Uno de los asuntos que más debate ha concitado en las últimas décadas radica en el tamaño del aparato estatal. La dictadura impulsó un modelo neoliberal cuyo paradigma era un Estado débil y pequeño, dejando un amplio campo a la iniciativa privada.
Ello se expresó claramente en la Constitución, a través de diversas normas y, especialmente, mediante el principio de subsidiariedad. Producto de ello el sector público ha quedado absolutamente atomizado, impidiéndose que ejerza bien no sólo el rol de regulador y fiscalizador, sino también el de dinamizador de los privados, que desarrolla en muchas naciones.
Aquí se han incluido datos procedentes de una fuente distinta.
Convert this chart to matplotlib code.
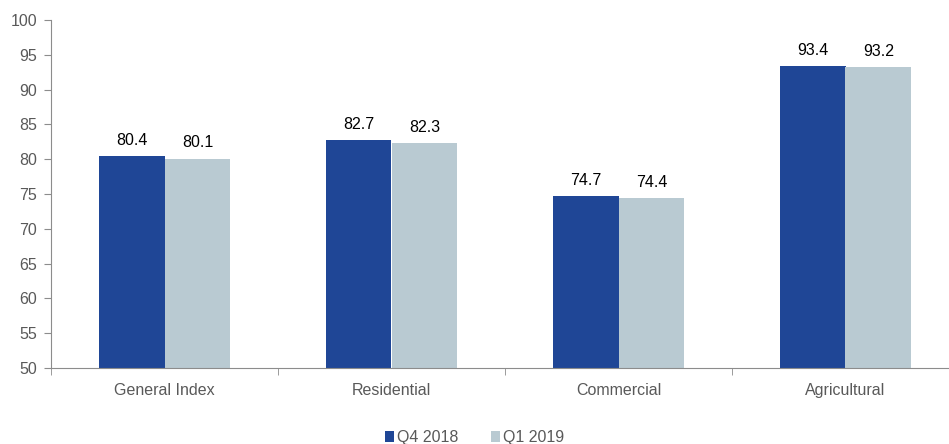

En el libro El Estado Emprendedor, la economista Mariana Mazzucatto presenta un conjunto de ejemplos de cómo a partir de inversión pública se han impulsado muchas de las tecnologías modernas. Y si no se quiere ir tan lejos, en nuestro país, en décadas recientes, fueron políticas públicas, como el D.L. 701, las que detonaron actividades como la silvicultura o la salmonicultura.
Así como el Estado puede y debe tener un importante rol para potenciar ciertas actividades o sectores, también debe cumplir un rol esencial de garantizar el imperio del derecho y la equidad.
Ello es especialmente relevante en materias como la legislación laboral o el derecho del consumidor, donde claramente hay un principio básico: la protección de la parte más débil. Eso es lo que funda la normativa y la institucionalidad especial y explica la necesidad de que los organismos públicos cuenten con atribuciones sancionatorias. La percepción de abusos o retardo en las soluciones, en éstas y otras materias, es una de las causas que explican que la ciudadanía se distancie de la política.
Lo anterior debe hacer meditar a todos los sectores. Nadie quiere un exceso de intervención pública o fiscalización que entorpezca la actividad privada o abra espacio a la arbitrariedad, pero sí es imprescindible contar con un Estado moderno y eficiente, que impulse el crecimiento y proteja a los ciudadanos.